▶ [WHAT YOU ARE ASKED TO DO]
Set down all of the entries word for word, omitting the images they contain.

▶ [SUPPLIED RECORDS]
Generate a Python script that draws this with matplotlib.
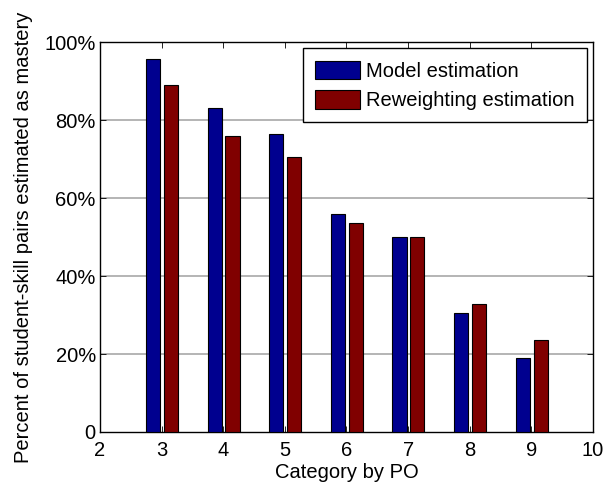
import numpy as np
import matplotlib.pyplot as plt
from matplotlib.ticker import FuncFormatter

plt.rcParams['font.family'] = ['Liberation Sans', 'DejaVu Sans']

categories = [3, 4, 5, 6, 7, 8, 9]
model = [95.7, 83.1, 76.3, 55.9, 50.0, 30.4, 19.1]
reweight = [88.9, 75.8, 70.6, 53.6, 50.0, 32.7, 23.7]

fs = 14.5
fig = plt.figure(figsize=(6.15, 4.83), dpi=100)
ax = fig.add_axes([0.1626, 0.1056, 0.8016, 0.8074])

x = np.array(categories)
w = 0.23
ax.bar(x - 0.14, model, w, color='#00008f', edgecolor='black', lw=0.8,
       label='Model estimation', zorder=3)
ax.bar(x + 0.15, reweight, w, color='#800000', edgecolor='black', lw=0.8,
       label='Reweighting estimation', zorder=3)

ax.set_xlim(2, 10)
ax.set_ylim(0, 100)
ax.set_xticks(range(2, 11))
ax.set_yticks([0, 20, 40, 60, 80, 100])
ax.yaxis.set_major_formatter(FuncFormatter(lambda v, p: '0' if v == 0 else '%d%%' % v))
for yv in [20, 40, 60, 80]:
    ax.axhline(yv, color='#a0a0a0', lw=1.1, zorder=1)

ax.tick_params(direction='in', length=4, labelsize=fs, top=True, right=True, width=0.6, pad=3)
ax.tick_params(axis='x', pad=6.5)
for s in ax.spines.values():
    s.set_linewidth(1.0)

ax.set_xlabel('Category by PO', fontsize=fs, labelpad=2)
ax.set_ylabel('Percent of student-skill pairs estimated as mastery', fontsize=fs, labelpad=8)

leg = ax.legend(loc='upper right', fontsize=fs, fancybox=False, framealpha=1,
                edgecolor='black', handlelength=2.25, handleheight=1.05,
                borderaxespad=0.32, handletextpad=0.3, labelspacing=0.45,
                borderpad=0.6)
leg.get_frame().set_linewidth(1.0)

fig.savefig('out.png', dpi=100)
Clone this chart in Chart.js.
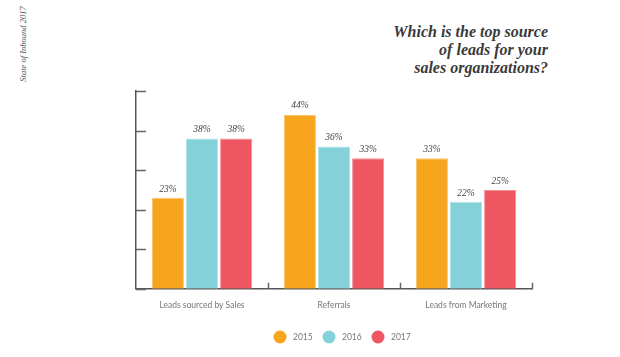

▶ [RESPONSE BELOW]
Generate a Python script that draws this with matplotlib.
import numpy as np
import matplotlib.pyplot as plt
from matplotlib.ticker import FuncFormatter

plt.rcParams['font.family'] = ['Liberation Sans', 'DejaVu Sans']

categories = [3, 4, 5, 6, 7, 8, 9]
model = [95.7, 83.1, 76.3, 55.9, 50.0, 30.4, 19.1]
reweight = [88.9, 75.8, 70.6, 53.6, 50.0, 32.7, 23.7]

fs = 14.5
fig = plt.figure(figsize=(6.15, 4.83), dpi=100)
ax = fig.add_axes([0.1626, 0.1056, 0.8016, 0.8074])

x = np.array(categories)
w = 0.23
ax.bar(x - 0.14, model, w, color='#00008f', edgecolor='black', lw=0.8,
       label='Model estimation', zorder=3)
ax.bar(x + 0.15, reweight, w, color='#800000', edgecolor='black', lw=0.8,
       label='Reweighting estimation', zorder=3)

ax.set_xlim(2, 10)
ax.set_ylim(0, 100)
ax.set_xticks(range(2, 11))
ax.set_yticks([0, 20, 40, 60, 80, 100])
ax.yaxis.set_major_formatter(FuncFormatter(lambda v, p: '0' if v == 0 else '%d%%' % v))
for yv in [20, 40, 60, 80]:
    ax.axhline(yv, color='#a0a0a0', lw=1.1, zorder=1)

ax.tick_params(direction='in', length=4, labelsize=fs, top=True, right=True, width=0.6, pad=3)
ax.tick_params(axis='x', pad=6.5)
for s in ax.spines.values():
    s.set_linewidth(1.0)

ax.set_xlabel('Category by PO', fontsize=fs, labelpad=2)
ax.set_ylabel('Percent of student-skill pairs estimated as mastery', fontsize=fs, labelpad=8)

leg = ax.legend(loc='upper right', fontsize=fs, fancybox=False, framealpha=1,
                edgecolor='black', handlelength=2.25, handleheight=1.05,
                borderaxespad=0.32, handletextpad=0.3, labelspacing=0.45,
                borderpad=0.6)
leg.get_frame().set_linewidth(1.0)

fig.savefig('out.png', dpi=100)
Clone this chart in Chart.js.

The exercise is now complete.